High time to stamp out tax benefits for multinational companies

The recent ruling on Apple by the European Commission raises serious and significant questions about the tax regimes that apply to corporations operating in the European Union, says the European Trade Union Confederation.  

Of particular concern to the ETUC is the use of aggressive tax planning schemes to lower and minimise tax payable, with some corporations clearly paying ridiculously low amounts of tax on profits generated within the EU,” said Veronica Nilsson, Deputy General Secretary of the ETUC.  

To step up the fight against tax evasion and tax avoidance, the ETUC is calling for the publication of detailed country-by-country reports, to be made publicly available.

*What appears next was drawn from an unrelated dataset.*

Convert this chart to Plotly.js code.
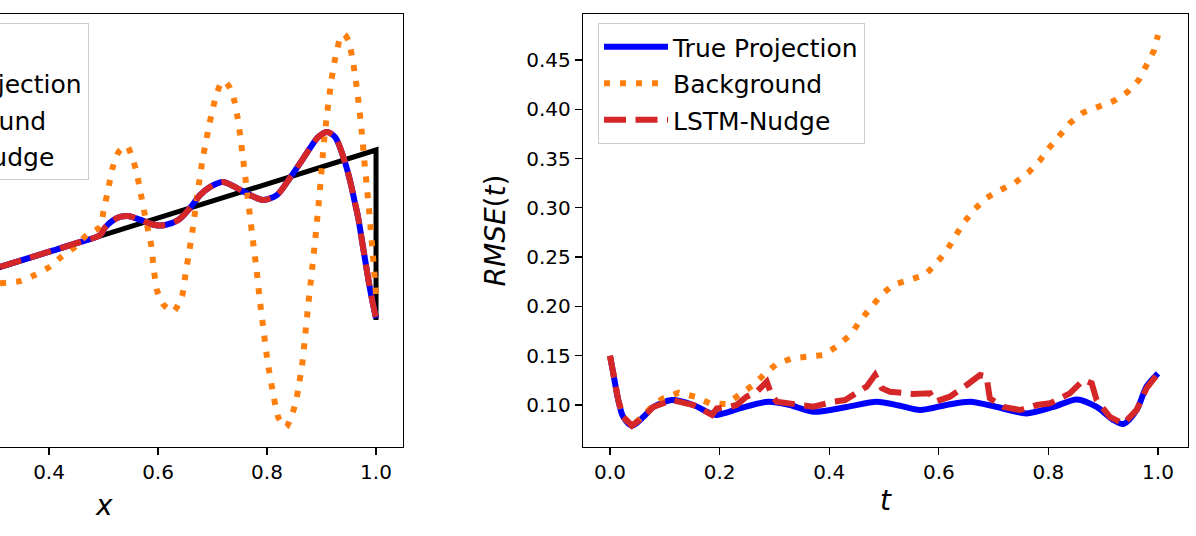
<!DOCTYPE html>
<html>
<head>
<meta charset="utf-8">
<script src="https://cdn.plot.ly/plotly-3.0.1.min.js"></script>
<style>
html, body { margin: 0; padding: 0; background: #ffffff; }
#chart { width: 1196px; height: 536px; }
</style>
</head>
<body>
<div id="chart"></div>
<script>
// ---------- series names ----------
const nameExact = 'Exact';
const nameTrue = 'True Projection';
const nameBg = 'Background';
const nameNudge = 'LSTM-Nudge';

// ---------- left panel: u(x) at final time ----------
const xExact = [0, 1, 1];
const uExact = [0, 1, 0];

const xLeft = [0.310, 0.350, 0.400, 0.450, 0.494, 0.503, 0.517, 0.530, 0.545, 0.567, 0.594, 0.613, 0.637,
  0.659, 0.677, 0.695, 0.719, 0.745, 0.769, 0.793, 0.818, 0.842, 0.861, 0.879, 0.894, 0.910,
  0.925, 0.940, 0.952, 0.961, 0.967, 0.974, 0.980, 0.987, 0.994, 1.000];
const uTrueLeft = [0.312, 0.352, 0.402, 0.452, 0.500, 0.545, 0.585, 0.606, 0.612, 0.590, 0.559, 0.559, 0.588,
  0.660, 0.735, 0.782, 0.812, 0.776, 0.735, 0.706, 0.735, 0.835, 0.924, 1.012, 1.076, 1.106,
  1.076, 0.959, 0.824, 0.694, 0.606, 0.471, 0.353, 0.218, 0.100, 0.012];
const uNudgeLeft = [0.312, 0.352, 0.402, 0.452, 0.500, 0.545, 0.585, 0.606, 0.612, 0.590, 0.559, 0.559, 0.588,
  0.660, 0.735, 0.782, 0.812, 0.776, 0.735, 0.706, 0.735, 0.835, 0.924, 1.012, 1.076, 1.106,
  1.076, 0.959, 0.824, 0.694, 0.606, 0.471, 0.353, 0.218, 0.100, 0.012];

const xBgLeft = [0.310, 0.347, 0.374, 0.402, 0.423, 0.448, 0.469, 0.494, 0.500, 0.508, 0.517, 0.528, 0.543,
  0.554, 0.561, 0.567, 0.577, 0.588, 0.591, 0.598, 0.610, 0.628, 0.644, 0.650, 0.657, 0.663,
  0.669, 0.675, 0.681, 0.688, 0.694, 0.700, 0.706, 0.715, 0.722, 0.732, 0.740, 0.746, 0.751,
  0.756, 0.762, 0.768, 0.774, 0.781, 0.787, 0.794, 0.801, 0.810, 0.821, 0.835, 0.847, 0.854,
  0.859, 0.864, 0.870, 0.876, 0.882, 0.888, 0.894, 0.899, 0.904, 0.910, 0.916, 0.922, 0.928,
  0.935, 0.942, 0.950, 0.956, 0.962, 0.968, 0.974, 0.979, 0.984, 0.989, 0.994, 1.000];
const uBgLeft = [0.216, 0.229, 0.265, 0.314, 0.373, 0.431, 0.500, 0.549, 0.640, 0.760, 0.900, 0.990, 1.024,
  0.941, 0.863, 0.765, 0.600, 0.431, 0.333, 0.176, 0.090, 0.049, 0.140, 0.260, 0.400, 0.520,
  0.660, 0.800, 0.930, 1.050, 1.150, 1.235, 1.314, 1.390, 1.405, 1.365, 1.290, 1.190, 1.080,
  0.950, 0.790, 0.630, 0.470, 0.290, 0.110, -0.070, -0.245, -0.410, -0.575, -0.630, -0.545, -0.465,
  -0.370, -0.275, -0.090, 0.100, 0.280, 0.460, 0.660, 0.840, 1.030, 1.210, 1.360, 1.490, 1.580,
  1.665, 1.680, 1.640, 1.550, 1.430, 1.280, 1.100, 0.920, 0.760, 0.580, 0.390, 0.150];

const xTicksLeft = [0.2, 0.4, 0.6, 0.8, 1.0];
const xTickTextLeft = ['0.2', '0.4', '0.6', '0.8', '1.0'];

// ---------- right panel: RMSE(t) ----------
const tTrue = [0, 0.006, 0.015, 0.024, 0.040, 0.061, 0.079, 0.113, 0.152, 0.192, 0.237, 0.289, 0.328,
  0.371, 0.432, 0.487, 0.527, 0.566, 0.614, 0.657, 0.706, 0.760, 0.809, 0.852, 0.888, 0.918,
  0.937, 0.961, 0.979, 1.0];
const rmseTrue = [0.150, 0.132, 0.105, 0.088, 0.079, 0.088, 0.098, 0.105, 0.100, 0.090, 0.0966, 0.1034, 0.100,
  0.0932, 0.098, 0.1034, 0.0995, 0.0949, 0.100, 0.1034, 0.098, 0.0915, 0.098, 0.1057, 0.098, 0.085,
  0.0807, 0.095, 0.1186, 0.132];

const tBg = [0, 0.006, 0.015, 0.024, 0.040, 0.061, 0.079, 0.097, 0.125, 0.155, 0.182, 0.212, 0.237, 0.2615,
  0.280, 0.304, 0.332, 0.362, 0.389, 0.415, 0.440, 0.457, 0.478, 0.495, 0.516, 0.546, 0.575,
  0.596, 0.615, 0.630, 0.647, 0.665, 0.687, 0.712, 0.739, 0.763, 0.784, 0.802, 0.821, 0.840,
  0.863, 0.892, 0.920, 0.945, 0.965, 0.979, 0.993, 1.0];
const rmseBg = [0.150, 0.132, 0.105, 0.088, 0.079, 0.089, 0.100, 0.1068, 0.1125, 0.1084, 0.1017, 0.101, 0.110,
  0.1203, 0.1304, 0.1416, 0.1473, 0.149, 0.1507, 0.1598, 0.172, 0.186, 0.1997, 0.2116, 0.2217,
  0.2268, 0.232, 0.244, 0.257, 0.2714, 0.286, 0.2985, 0.310, 0.318, 0.3255, 0.3356, 0.3478,
  0.3613, 0.3738, 0.3863, 0.3965, 0.4032, 0.4086, 0.4178, 0.4296, 0.4448, 0.460, 0.4753];

const tNudge = [0, 0.006, 0.015, 0.024, 0.040, 0.061, 0.079, 0.113, 0.152, 0.186, 0.195, 0.213, 0.231, 0.249,
  0.268, 0.286, 0.295, 0.304, 0.347, 0.371, 0.4075, 0.429, 0.468, 0.4836, 0.496, 0.511, 0.553,
  0.584, 0.593, 0.620, 0.651, 0.675, 0.687, 0.693, 0.718, 0.748, 0.779, 0.803, 0.839, 0.864,
  0.879, 0.888, 0.912, 0.937, 0.961, 0.979, 1.0];
const rmseNudge = [0.150, 0.132, 0.105, 0.088, 0.079, 0.088, 0.098, 0.105, 0.100, 0.090, 0.0966, 0.0973, 0.100,
  0.1084, 0.1135, 0.1237, 0.110, 0.1034, 0.100, 0.0983, 0.1034, 0.105, 0.1186, 0.1304, 0.117,
  0.1135, 0.1111, 0.1118, 0.1034, 0.1084, 0.1203, 0.1304, 0.129, 0.1068, 0.098, 0.0949, 0.100,
  0.1017, 0.1118, 0.1254, 0.122, 0.105, 0.088, 0.081, 0.095, 0.117, 0.132];

// ---------- styles ----------
const cBlack = '#000000', cBlue = '#0000ff', cOrange = '#ff7f0e', cRed = '#d62728';
const dotted = '6px,10px';
const dashed = '22px,9.5px';
const FONT = 'DejaVu Sans, Verdana, sans-serif';

const traces = [
  { x: xExact, y: uExact, xaxis: 'x', yaxis: 'y', name: nameExact, mode: 'lines',
    line: { color: cBlack, width: 5 }, legend: 'legend', legendgroup: 'L0' },
  { x: xLeft, y: uTrueLeft, xaxis: 'x', yaxis: 'y', name: nameTrue, mode: 'lines',
    line: { color: cBlue, width: 6, shape: 'spline', smoothing: 0.8 }, legend: 'legend', legendgroup: 'L1' },
  { x: xBgLeft, y: uBgLeft, xaxis: 'x', yaxis: 'y', name: nameBg, mode: 'lines',
    line: { color: cOrange, width: 6, dash: dotted, shape: 'spline', smoothing: 0.6 }, legend: 'legend', legendgroup: 'L2' },
  { x: xLeft, y: uNudgeLeft, xaxis: 'x', yaxis: 'y', name: nameNudge, mode: 'lines',
    line: { color: cRed, width: 6, dash: dashed, shape: 'spline', smoothing: 0.8 }, legend: 'legend', legendgroup: 'L3' },

  { x: tTrue, y: rmseTrue, xaxis: 'x2', yaxis: 'y2', name: nameTrue, mode: 'lines',
    line: { color: cBlue, width: 6, shape: 'spline', smoothing: 0.8 }, legend: 'legend2', legendgroup: 'R1' },
  { x: tBg, y: rmseBg, xaxis: 'x2', yaxis: 'y2', name: nameBg, mode: 'lines',
    line: { color: cOrange, width: 6, dash: dotted }, legend: 'legend2', legendgroup: 'R2' },
  { x: tNudge, y: rmseNudge, xaxis: 'x2', yaxis: 'y2', name: nameNudge, mode: 'lines',
    line: { color: cRed, width: 6, dash: dashed }, legend: 'legend2', legendgroup: 'R3' }
];

const axisCommon = {
  showgrid: false, zeroline: false, showline: true, linecolor: '#000', linewidth: 1.3,
  ticks: 'outside', ticklen: 7, tickwidth: 1.3, tickcolor: '#000',
  tickfont: { family: FONT, size: 20, color: '#000' }, fixedrange: true
};

const legendCommon = {
  xref: 'paper', yref: 'paper', xanchor: 'left', yanchor: 'top',
  bgcolor: 'rgba(255,255,255,0.85)', bordercolor: '#cccccc', borderwidth: 1,
  font: { family: FONT, size: 25, color: '#000' },
  itemwidth: 64, tracegroupgap: 1, traceorder: 'grouped', itemclick: false, itemdoubleclick: false
};

const layout = {
  width: 1196, height: 536,
  margin: { l: 0, r: 0, t: 14, b: 89, pad: 0, autoexpand: false },
  paper_bgcolor: '#ffffff', plot_bgcolor: '#ffffff',
  font: { family: FONT, size: 20, color: '#000' },
  showlegend: true,
  xaxis: Object.assign({}, axisCommon, {
    domain: [0, 403 / 1196], range: [0.310, 1.0495], anchor: 'y', mirror: true,
    tickvals: xTicksLeft, ticktext: xTickTextLeft
  }),
  yaxis: Object.assign({}, axisCommon, {
    domain: [0, 1], range: [-0.747, 1.8], anchor: 'x', side: 'right',
    ticks: '', showticklabels: false
  }),
  xaxis2: Object.assign({}, axisCommon, {
    domain: [583 / 1196, 1188 / 1196], range: [-0.0493, 1.0547], anchor: 'y2', mirror: true,
    dtick: 0.2, tick0: 0, tickformat: '.1f',
    title: { text: '<i>t</i>', font: { family: FONT, size: 28, color: '#000' }, standoff: 7 }
  }),
  yaxis2: Object.assign({}, axisCommon, {
    domain: [0, 1], range: [0.0574, 0.4966], anchor: 'x2', mirror: true,
    dtick: 0.05, tick0: 0, tickformat: '.2f',
    title: { text: '<i>RMSE</i>(<i>t</i>)', font: { family: FONT, size: 28, color: '#000' }, standoff: 12 }
  }),
  legend: Object.assign({}, legendCommon, { x: -178 / 1196, y: 1 - 9 / 433 }),
  legend2: Object.assign({}, legendCommon, { x: 598 / 1196, y: 1 - 9 / 433 }),
  annotations: [
    { text: '<i>x</i>', xref: 'paper', yref: 'paper', x: 104 / 1196, y: (447 - 505) / 433,
      xanchor: 'center', yanchor: 'middle', showarrow: false,
      font: { family: FONT, size: 28, color: '#000' } }
  ]
};

Plotly.newPlot('chart', traces, layout, { displayModeBar: false, staticPlot: true, responsive: false });
</script>
</body>
</html>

“It is unacceptable that big corporations making large profits can avoid paying taxes while workers across Europe are suffering high unemployment, growing inequality and cuts in vital public services due to government austerity measures.”

It is also clear that the ruling has created uncertainty and a sense of vulnerability for many workers in the foreign direct investment sector across the EU. The creation of a fairer, more transparent taxation system will bring greater levels of security to the sector, over the longer-term,” she said.  

Ms Nilsson said that all companies should make a fair tax contribution in the country where profit is generated.

Profits should not be channelled back through special accounting mechanisms to jurisdictions in which tax rates are lower.

No government should offer special tax advantages to particular companies as this effectively discriminates against local and other businesses operating in that jurisdiction. 

Special treatment for selected companies comes at a heavy price, not just for excluded businesses but for the citizens of Europe. All citizens are entitled to expect that there is a just and transparent system of corporate taxation in place, in each member state,” she concluded.